Gestern wurde mir mein Dirtbike vor der Haustür entwendet. Es war über den Rahmen mit einem Kettenschloss ans Radgestell gebunden. Der Radkeller war voll, deshalb habe ich mein Bike außen abgeschlossen. 
Ich habe nicht damit gerechnet, dass mir mein Bike gerade in einer Kurstadt entwendet wird.

Mein Wohnort: 32105 Bad Salzuflen, Waldstraße
Zu meinem Bike:
Hersteller/Modell: Diamondback DB8 (2005)
Farbe: Zinngrau, matt
Federgabel: Rock Shox Pike SL
Bremsen vorne/hinten: Hayes MX1, Bremsscheiben komplett abgenutzt
Reifen: Continental Diesel 2.5"
Schaltwerk: Sram X7
Felgen: Rodi FR
Reifen: Continental Diesel (oder so :S )
Lenker: Truvativ XR Riserbar
Vorbau: Truvativ XR
Kurbeln: Truvativ Ruktion 32/22 Z.
Innenlager: Truvativ Howitzer
Sattel: WTB Power V Comp
Stütze: Truvativ XR double clamp

Kettenschutz unter der Kette rechts, Paranoid Sticker Rahmen rechts

Hier ein älteres Foto zu meinem Bike, das Datum ist ein Fehler der Kamera: LINK

Muss ich auch die Rahmennummer posten oder ist das gefährlich?

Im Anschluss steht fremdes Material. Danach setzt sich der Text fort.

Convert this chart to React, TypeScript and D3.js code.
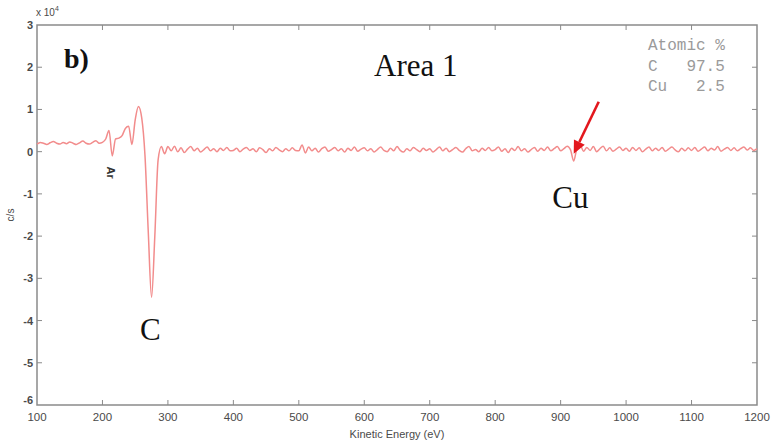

Wäre sehr dankbar wenn jemand mir oder der Polizei bescheid gibt sobald es gefunden wurde. Es wird einen Finderlohn geben!


----------



## JENSeits (17. Juni 2011)

Hallo,

das ist übel!


Soll ich es für dich im Bikemarkt unter "geklaute Räder" einstellen? Dafür musst du regristriert sein (grüner Haken).

Die Rahmennummer würde ich nicht angeben!
Ist es bei der Polizei mit der Rahmennummer mal eingetragen worden?



LG Jens und viel Glück das du es wieder bekommst!


----------



## MTB-News.de




----------



## <--Biker--> (19. Juni 2011)

Danke für deine Rückmeldung,

ich bin noch nicht registriert für den Bikemarkt aber ich werd dem nachgehen. Die Rahmennummer+ Fotos, Beschreibung etc. hab ich der Polizei gegeben.

LG


----------



## JENSeits (19. Juni 2011)

Schau mal nach was deine Versicherung dazu sagt. Sollte auch unter Hausrat fallen 

Wenn ich das richtig verstanden habe.


----------